The Economist covered Colorado in one of their recent swing state analyses. When I read in their analysis that Coloradans “express little interest in a campaign that is very interested in them”, I did a double take.  Perhaps that is true for some people in Colorado, but it is surely not true in my demographic.  I take offense to the comment, because it implies that undecided voters are flaky or disinterested.

Colorado really is a swing state, not only because it is a tight race, but because votes really are still up for grabs.  I can personally vouch for that.  Several of my close friends are still undecided, within two weeks of the election.

I will admit that this undecided demographic I speak of is pretty narrow – primarily professional women with advanced degrees in the top 5%, if not 1%, of income earners.  The males in my life seem to be more “decided”, but my conclusions still hold true for them.  With those caveats, I’ve noticed some interesting themes during this election that seem different than previous elections.

The conversations I’ve had with these undecided voters actually make me optimistic, amidst a lot to be frustrated about in this whole election process.   Why?

  1. People are taking the decision very seriously, believing that who we choose as a country will matter and that their vote specifically counts
  2. People are focused on which problems we need to solve and who has better strategies to address those problems (versus which candidate is more likable or which party is most aligned with their specific issue)

As an undecided voter myself, I am grateful to be able to have these conversations without feeling like people are trying to convince me (or themselves) of the choice they’ve already made.

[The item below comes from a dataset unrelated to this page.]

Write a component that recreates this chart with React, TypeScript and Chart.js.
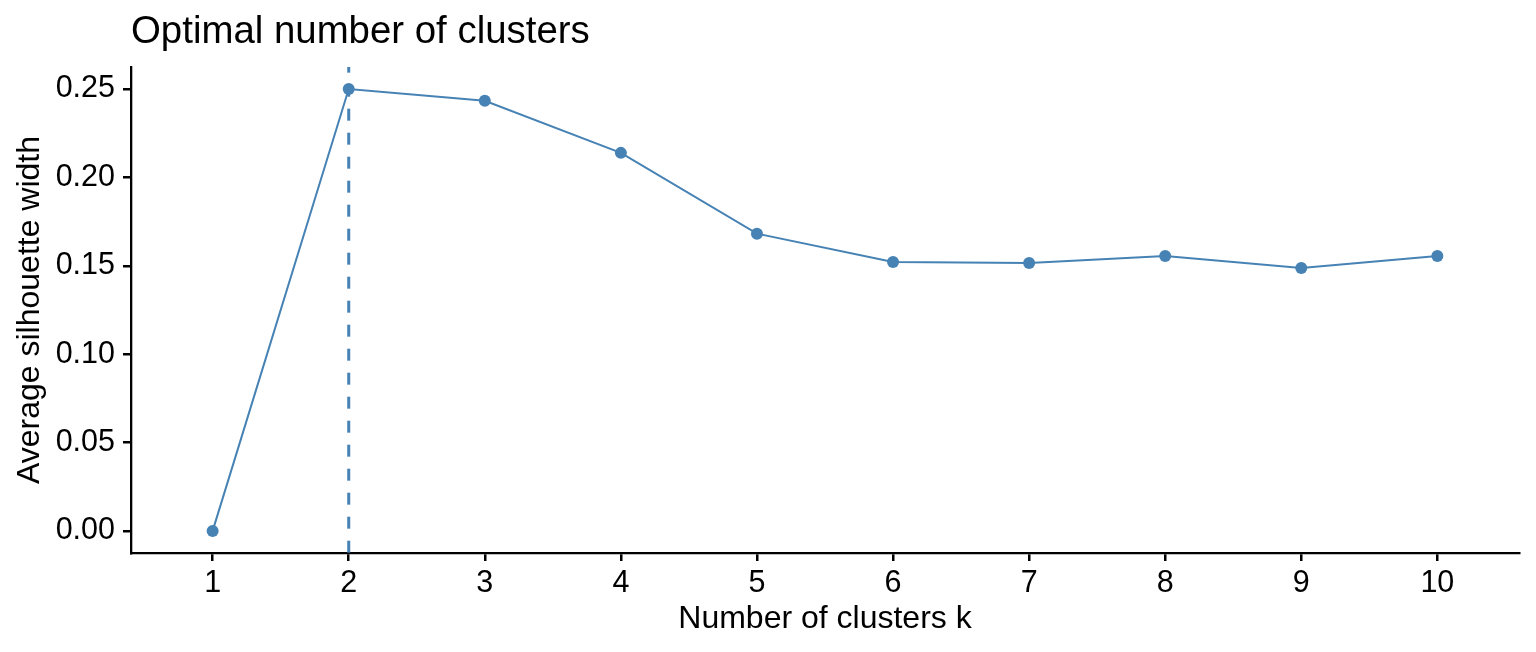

It occurred to me yesterday how rare this kind of discussion is in corporate America.  It is unusual to find people passionate about certain topics or issues, but also open minded to the solutions.  Unfortunately, passion usually comes with positions.  I think companies (and our world) would be a much better place if we all focused on framing problems before trying to convince people of solutions.  There’s a lot of value to these “undecided voters” and we’d be better off with more of them.